Azure Synapse Analytics (formerly SQL Data Warehouse) is Microsoft’s warehousing and analytics platform. It combines SQL Pools (provisioned warehouses), SQL Serverless (on-demand queries) and Spark Pools for big data analysis. Databricks provides a Lakehouse environment based on Spark, adapted to data engineering, AI and real-time processing. Kanerika’s comparative study highlights ten key differences between Synapse and Databricks.
Main focus: Synapse is designed for structured data warehousing and reporting; Databricks focuses on data engineering, data science and ML.
Processing engine: Synapse uses SQL engines (provisioned or serverless pools) and offers an integrated Spark engine; Databricks relies exclusively on Spark, optimized for large-scale workloads and real-time analytics.
Cloud integration: Synapse integrates seamlessly with Power BI, Azure Data Lake and Azure Machine Learning; Databricks supports Azure but can also run on AWS and GCP.
Machine learning: Synapse relies on Azure Machine Learning for model creation; Databricks offers MLflow, AutoML and a collaborative notebook environment for advanced ML.
Data management: Synapse is optimized for structured data (CSV, Parquet, JSON); Databricks manages structured, semi-structured and unstructured data via Delta Lake, with ACID transactions.
Real-time analytics: Synapse includes Azure Stream Analytics but focuses on batch analysis; Databricks excels in real-time streaming thanks to Structured Streaming.
Collaboration: Synapse Studio focuses on SQL; Databricks offers multi-language notebooks and real-time collaboration.
Security and governance: Synapse provides column-level security, dynamic masking and Azure AD integration; Databricks offers role-based access control and GDPR/HIPAA compliance via Unity Catalog.
Pricing model: Both use a pay-as-you-go model; Synapse charges for storage and computation separately; Databricks charges for DBUs with auto-scaling.
Use cases: Synapse is suitable for BI projects and traditional data warehouses; Databricks is ideal for heavy ETL pipelines, ML and real-time analytics.
For companies requiring robust warehouses, complex SQL queries and tight integration with Power BI, Synapse is the logical choice.
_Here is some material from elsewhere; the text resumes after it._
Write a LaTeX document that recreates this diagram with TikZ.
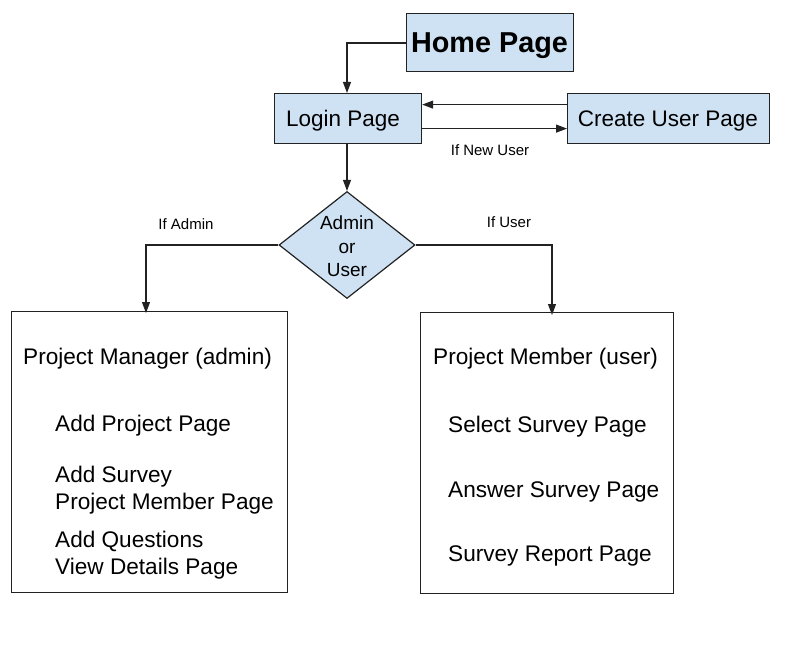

It’s easy to administer and provides a familiar environment for SQL teams. For those developing data-intensive pipelines, using different types of data and building AI models, Databricks is the right platform. Many organizations use Synapse for the reporting layer and Databricks for preparation and AI.
Are Synapse and Databricks targeting the same use cases? No. Synapse is for structured warehousing and BI workloads; Databricks is for transformation, real-time analytics and ML.
Can you run Spark in Synapse? Yes, Synapse includes a Spark pool, but it’s less optimized and less flexible than Databricks’ full Spark environment.
What about streaming? Databricks excels with Structured Streaming; Synapse favors batch analysis and offers Azure Stream Analytics as a complement.
Which tool is the most open? Databricks can run on multiple clouds and handles a variety of data formats. Synapse is confined to Azure, but offers deep integration with Power BI and the rest of the Microsoft suite.